石川樹脂工業では、ガラスと樹脂を掛け合わせた新素材を採用した食器ブランド『ARAS』を展開しています。「強く、美しい、カタチ。」をコンセプトに、“こだわりがある人の普段使い食器 ”を目指し、家庭の食体験をよりおいしく、より楽しくするため、素材、技術、カタチを一から考え直して開発しました。先進と伝統の技術が融合して生まれる、新しい食器です。
こんにちは、石川樹脂工業専務取締役の石川勤です。今回は、弊社を代表するブランド『ARAS』について紹介します。ブランドに込めた想い、コンセプト設計、ユニークなチーム形成……ひいてはブランドの思想を考え、形にしていくことが、人材の教育にも繋がっている。立ち上げてからまだ2年しか経たない若いブランドですが、「素材の力で世界を変える」を具現化するインパクトは十分に備えています。
ARASチームのメンバーである山中沙紀さんと水上絵梨香さんに話してもらいました。前編では「石川樹脂工業との出会いとARASの誕生について」、後編では「具体的なマーケティング内容とコンセプトの届け方について」。前後編を通じて、石川樹脂工業の盤石な組織づくりと人材教育を伝えることができればと思います。
ARASの中枢メンバーは石川樹脂工業と外部のスペシャリスト数名によって構成されている。内部からは二名(石川専務、水上さん)。外部からはマーケター(山中さん)、プロダクトデザイナー、ブランディングディレクター、グラフィックデザイナーが所属している。
石川樹脂工業との出会いとARASの誕生
2020年3月、ARASは誕生した。ブランドの構想は立ち上がったのは、遡ることその2年前。ちょうどその頃、二人の女性が石川樹脂工業と出会う。一人はドイツから、もう一人はインターン生として。時計の針を2018年の夏に戻す。
およそ1年間、山中さんはドイツから遠隔で人材と構造の地盤づくりを支えた。時を同じくして、大学三年生だった水上さんがインターンシップの2期生として石川樹脂工業へとやってくる。

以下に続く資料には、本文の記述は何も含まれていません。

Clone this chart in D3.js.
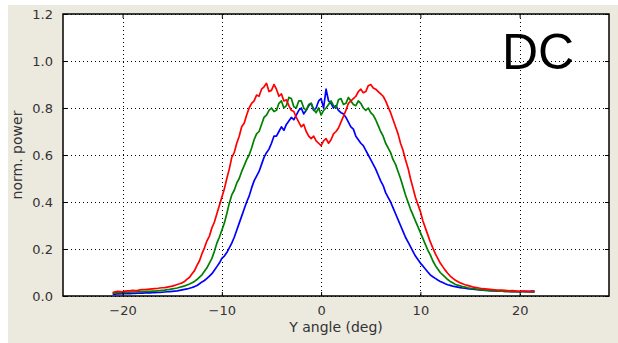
<!DOCTYPE html>
<html>
<head>
<meta charset="utf-8">
<script src="https://cdn.jsdelivr.net/npm/d3@7"></script>
<style>
  html, body { margin: 0; padding: 0; background: #fff; }
  svg { display: block; }
</style>
</head>
<body>
<div id="chart-container"></div>
<script>
// sample grid of the measurement (deg), -21 .. 21.5 in 0.25 steps
const angles = d3.range(-21, 21.6, 0.25);

// one row per degree: deg, +0.25, +0.5, +0.75
const redPower = [
  0.015, 0.018, 0.020, 0.019,
  0.018, 0.021, 0.022, 0.022,
  0.024, 0.023, 0.023, 0.026,
  0.027, 0.027, 0.028, 0.029,
  0.030, 0.031, 0.032, 0.034,
  0.035, 0.036, 0.038, 0.040,
  0.042, 0.045, 0.049, 0.052,
  0.056, 0.062, 0.072, 0.080,
  0.095, 0.108, 0.130, 0.150,
  0.180, 0.205, 0.235, 0.255,
  0.290, 0.315, 0.350, 0.385,
  0.420, 0.455, 0.500, 0.540,
  0.590, 0.610, 0.650, 0.680,
  0.720, 0.735, 0.770, 0.800,
  0.820, 0.830, 0.855, 0.850,
  0.880, 0.890, 0.905, 0.870,
  0.875, 0.900, 0.880, 0.850,
  0.860, 0.830, 0.835, 0.810,
  0.790, 0.785, 0.760, 0.740,
  0.720, 0.730, 0.700, 0.680,
  0.670, 0.680, 0.660, 0.650,
  0.640, 0.660, 0.670, 0.650,
  0.665, 0.690, 0.700, 0.715,
  0.740, 0.765, 0.790, 0.820,
  0.830, 0.840, 0.850, 0.870,
  0.880, 0.865, 0.870, 0.895,
  0.900, 0.885, 0.880, 0.870,
  0.860, 0.850, 0.830, 0.805,
  0.780, 0.750, 0.720, 0.690,
  0.650, 0.620, 0.580, 0.545,
  0.500, 0.460, 0.420, 0.390,
  0.360, 0.320, 0.290, 0.260,
  0.230, 0.205, 0.180, 0.160,
  0.140, 0.125, 0.110, 0.097,
  0.085, 0.076, 0.068, 0.062,
  0.056, 0.052, 0.048, 0.045,
  0.042, 0.039, 0.037, 0.035,
  0.033, 0.031, 0.030, 0.029,
  0.028, 0.027, 0.026, 0.025,
  0.025, 0.025, 0.024, 0.023,
  0.022, 0.023, 0.022, 0.021,
  0.020, 0.021, 0.021, 0.020,
  0.019, 0.020, 0.020
];

const greenPower = [
  0.012, 0.013, 0.014, 0.014,
  0.015, 0.015, 0.016, 0.016,
  0.017, 0.017, 0.018, 0.018,
  0.019, 0.019, 0.020, 0.020,
  0.021, 0.021, 0.022, 0.023,
  0.024, 0.025, 0.027, 0.028,
  0.030, 0.032, 0.034, 0.037,
  0.040, 0.043, 0.047, 0.051,
  0.056, 0.062, 0.070, 0.080,
  0.090, 0.105, 0.120, 0.140,
  0.160, 0.190, 0.225, 0.250,
  0.280, 0.310, 0.350, 0.395,
  0.430, 0.450, 0.480, 0.500,
  0.530, 0.555, 0.580, 0.600,
  0.630, 0.665, 0.690, 0.700,
  0.730, 0.760, 0.770, 0.790,
  0.800, 0.785, 0.790, 0.820,
  0.830, 0.800, 0.810, 0.845,
  0.840, 0.805, 0.800, 0.830,
  0.830, 0.800, 0.790, 0.815,
  0.820, 0.795, 0.780, 0.800,
  0.770, 0.790, 0.800, 0.815,
  0.830, 0.810, 0.800, 0.835,
  0.840, 0.815, 0.820, 0.845,
  0.830, 0.815, 0.810, 0.830,
  0.820, 0.800, 0.790, 0.800,
  0.780, 0.770, 0.750, 0.725,
  0.700, 0.680, 0.650, 0.630,
  0.610, 0.580, 0.560, 0.530,
  0.500, 0.465, 0.430, 0.400,
  0.370, 0.345, 0.320, 0.295,
  0.270, 0.245, 0.220, 0.195,
  0.175, 0.150, 0.130, 0.115,
  0.100, 0.090, 0.080, 0.070,
  0.062, 0.056, 0.050, 0.046,
  0.043, 0.040, 0.038, 0.035,
  0.033, 0.031, 0.030, 0.028,
  0.027, 0.026, 0.025, 0.024,
  0.023, 0.023, 0.022, 0.022,
  0.021, 0.021, 0.020, 0.020,
  0.019, 0.019, 0.018, 0.018,
  0.018, 0.018, 0.017, 0.017,
  0.017, 0.016, 0.016
];

const bluePower = [
  0.008, 0.008, 0.009, 0.009,
  0.010, 0.010, 0.010, 0.010,
  0.011, 0.011, 0.012, 0.012,
  0.012, 0.013, 0.013, 0.013,
  0.014, 0.014, 0.015, 0.015,
  0.016, 0.017, 0.018, 0.019,
  0.020, 0.021, 0.022, 0.024,
  0.026, 0.028, 0.030, 0.033,
  0.036, 0.040, 0.045, 0.052,
  0.060, 0.066, 0.075, 0.085,
  0.095, 0.110, 0.125, 0.140,
  0.160, 0.170, 0.185, 0.205,
  0.225, 0.250, 0.280, 0.310,
  0.340, 0.370, 0.400, 0.425,
  0.460, 0.490, 0.510, 0.530,
  0.560, 0.590, 0.610, 0.625,
  0.650, 0.680, 0.680, 0.700,
  0.720, 0.705, 0.730, 0.745,
  0.760, 0.750, 0.770, 0.790,
  0.800, 0.775, 0.790, 0.810,
  0.820, 0.790, 0.800, 0.830,
  0.840, 0.800, 0.880, 0.830,
  0.820, 0.800, 0.810, 0.790,
  0.780, 0.775, 0.760, 0.740,
  0.720, 0.710, 0.680, 0.665,
  0.650, 0.640, 0.620, 0.600,
  0.580, 0.560, 0.540, 0.515,
  0.490, 0.470, 0.440, 0.420,
  0.400, 0.375, 0.350, 0.325,
  0.300, 0.275, 0.250, 0.230,
  0.210, 0.190, 0.170, 0.155,
  0.140, 0.128, 0.115, 0.102,
  0.090, 0.082, 0.075, 0.068,
  0.062, 0.057, 0.052, 0.048,
  0.045, 0.042, 0.040, 0.038,
  0.036, 0.034, 0.033, 0.031,
  0.030, 0.029, 0.028, 0.027,
  0.026, 0.025, 0.024, 0.024,
  0.023, 0.022, 0.022, 0.021,
  0.021, 0.021, 0.020, 0.020,
  0.020, 0.019, 0.019, 0.019,
  0.019, 0.020, 0.020, 0.020,
  0.020, 0.021, 0.021
];

const xTicks = [-20, -10, 0, 10, 20];
const yTicks = [0.0, 0.2, 0.4, 0.6, 0.8, 1.0, 1.2];

const config = {
    width: 618,
    height: 343,
    left: 63,
    top: 14,
    right: 609,
    bottom: 296,
    xDomain: [-26, 29],
    yDomain: [0, 1.2],
    font: '"DejaVu Sans", sans-serif'
};

const chartRenderer = {
    createChart: function() {
        const svg = d3.select('#chart-container')
            .append('svg')
            .attr('width', config.width)
            .attr('height', config.height);

        // figure background (leaves a thin white edge top/left like the screenshot)
        svg.append('rect')
            .attr('x', 8).attr('y', 5)
            .attr('width', config.width - 8)
            .attr('height', config.height - 5)
            .attr('fill', '#ece9df');

        const x = d3.scaleLinear().domain(config.xDomain).range([config.left, config.right]);
        const y = d3.scaleLinear().domain(config.yDomain).range([config.bottom, config.top]);

        svg.append('rect')
            .attr('x', config.left).attr('y', config.top)
            .attr('width', config.right - config.left)
            .attr('height', config.bottom - config.top)
            .attr('fill', '#fff');

        // dotted grid
        const grid = svg.append('g').attr('stroke', '#000').attr('stroke-width', 1)
            .attr('stroke-dasharray', '1,3');
        grid.selectAll('.gx').data(xTicks).enter().append('line')
            .attr('x1', d => Math.round(x(d)) + 0.5).attr('x2', d => Math.round(x(d)) + 0.5)
            .attr('y1', config.top).attr('y2', config.bottom);
        grid.selectAll('.gy').data(yTicks).enter().append('line')
            .attr('y1', d => Math.round(y(d)) + 0.5).attr('y2', d => Math.round(y(d)) + 0.5)
            .attr('x1', config.left).attr('x2', config.right);

        // curves: blue, green, red (red on top)
        const series = [
            { values: bluePower, color: '#0000ff' },
            { values: greenPower, color: '#008000' },
            { values: redPower, color: '#ff0000' }
        ];
        const line = d3.line()
            .x((d, i) => x(angles[i]))
            .y(d => y(d));
        svg.selectAll('.curve')
            .data(series)
            .enter()
            .append('path')
            .attr('class', 'curve')
            .attr('d', d => line(d.values))
            .attr('fill', 'none')
            .attr('stroke', d => d.color)
            .attr('stroke-width', 1.7)
            .attr('stroke-linejoin', 'round');

        // axes with inward ticks on all four sides
        const tickLen = 4;
        const fmtX = d => (d < 0 ? '\u2212' + Math.abs(d) : String(d));
        svg.append('g')
            .attr('transform', `translate(0,${config.bottom})`)
            .call(d3.axisBottom(x).tickValues(xTicks).tickSizeInner(-tickLen).tickSizeOuter(0).tickPadding(10).tickFormat(fmtX));
        svg.append('g')
            .attr('transform', `translate(0,${config.top})`)
            .call(d3.axisTop(x).tickValues(xTicks).tickSizeInner(-tickLen).tickSizeOuter(0).tickFormat(''));
        svg.append('g')
            .attr('transform', `translate(${config.left},0)`)
            .call(d3.axisLeft(y).tickValues(yTicks).tickSizeInner(-tickLen).tickSizeOuter(0).tickPadding(10).tickFormat(d3.format('.1f')));
        svg.append('g')
            .attr('transform', `translate(${config.right},0)`)
            .call(d3.axisRight(y).tickValues(yTicks).tickSizeInner(-tickLen).tickSizeOuter(0).tickFormat(''));

        svg.selectAll('.domain').remove();
        svg.selectAll('.tick line').attr('stroke', '#000').attr('stroke-width', 1);
        svg.selectAll('.tick text')
            .attr('font-family', config.font)
            .attr('font-size', 13)
            .attr('fill', '#333');

        // frame
        svg.append('rect')
            .attr('x', config.left).attr('y', config.top)
            .attr('width', config.right - config.left)
            .attr('height', config.bottom - config.top)
            .attr('fill', 'none')
            .attr('stroke', '#000')
            .attr('stroke-width', 1.5);

        // axis labels
        svg.append('text')
            .attr('x', (config.left + config.right) / 2)
            .attr('y', 332)
            .attr('text-anchor', 'middle')
            .attr('font-family', config.font)
            .attr('font-size', 14)
            .attr('fill', '#333')
            .text('Y angle (deg)');
        svg.append('text')
            .attr('transform', `translate(22,${(config.top + config.bottom) / 2}) rotate(-90)`)
            .attr('text-anchor', 'middle')
            .attr('font-family', config.font)
            .attr('font-size', 14)
            .attr('fill', '#333')
            .text('norm. power');

        // panel tag
        svg.append('text')
            .attr('x', 502)
            .attr('y', 69)
            .attr('font-family', '"Liberation Sans", Arial, sans-serif')
            .attr('font-size', 50)
            .attr('fill', '#000')
            .text('DC');
    }
};

chartRenderer.createChart();
</script>
</body>
</html>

何気なく参加したインターンフェス。当初、水上さんはどの企業にもインターンに入るつもりはなかったという。4、5社の企業が立ち替わりに1分間プレゼンをする中で、石川樹脂工業から石川専務が登壇した。「環境にやさしく、落としても割れない器」。Plakiraのプレゼンだった。
「主体的に考える」ための教育
2018年から採用しはじめたインターン制度。新卒から採用して、言語とマインドを習得させつつ、主体性を引き出しながら、リーダーシップを発揮できる社会人へと鍛え上げてゆく。父(会長)の考えを受け継ぎ、P&Gで学んできたことを落とし込み、一人ひとりが強い組織をつくり上げる。石川専務の考える“新しい石川樹脂工業”を育て上げるための重要な改革の一つだった。
その中で、ARASの構想が立ち上がる。
新ブランドを立ち上げる意義は何か。石川樹脂工業にとっての価値は何か。ユーザーにとっての価値は何か。社会的な価値は何か。侃々諤々の議論を重ね、新ブランドの在り方を模索した。
「足りないものは、経験値だけ」
ARAS誕生の裏側には一人のインターン生の成長と苦悩のドラマがあった。Plakiraのプロジェクトを進めていた水上さんに突如、白羽の矢が立つ。
「水上さん、ARASのリードお願い!」
まさかの大抜擢だった。
山中さんからのバトンを受け継いだ水上さんは、試練を乗り越え、さらに急成長してゆく。山中さんが産休に入った年末、世の中ではコロナウィルスの感染が広がりはじめた。世界は混乱し、誰もが先行きの見えない不安を抱えていた。その状況下、ARASは4ヵ月後にローンチを控えていた。
つくり手が一番のファン
半年間のインターンの中で、Plakiraを好きになり、ARASを好きになり、石川樹脂工業を好きになっていった。専務や山中さんをはじめ、チームメンバーのみなさんと一緒に働きたい、石川樹脂工業も自分が率先して大きくしていきたいと思った。一年目から経営者の観点で働ける現場は、普通はありません。そういう意味で、率先して働きたいと思える会社でした。
まとめると、とにかく「好き」だったんです。
ARAS誕生の背景には、山中さんの土壌づくりと水上さんの成長秘話があった。ARASは、食体験を豊かにする食器ブランドでありながら、人が育つ豊かな土壌となりはじめていた。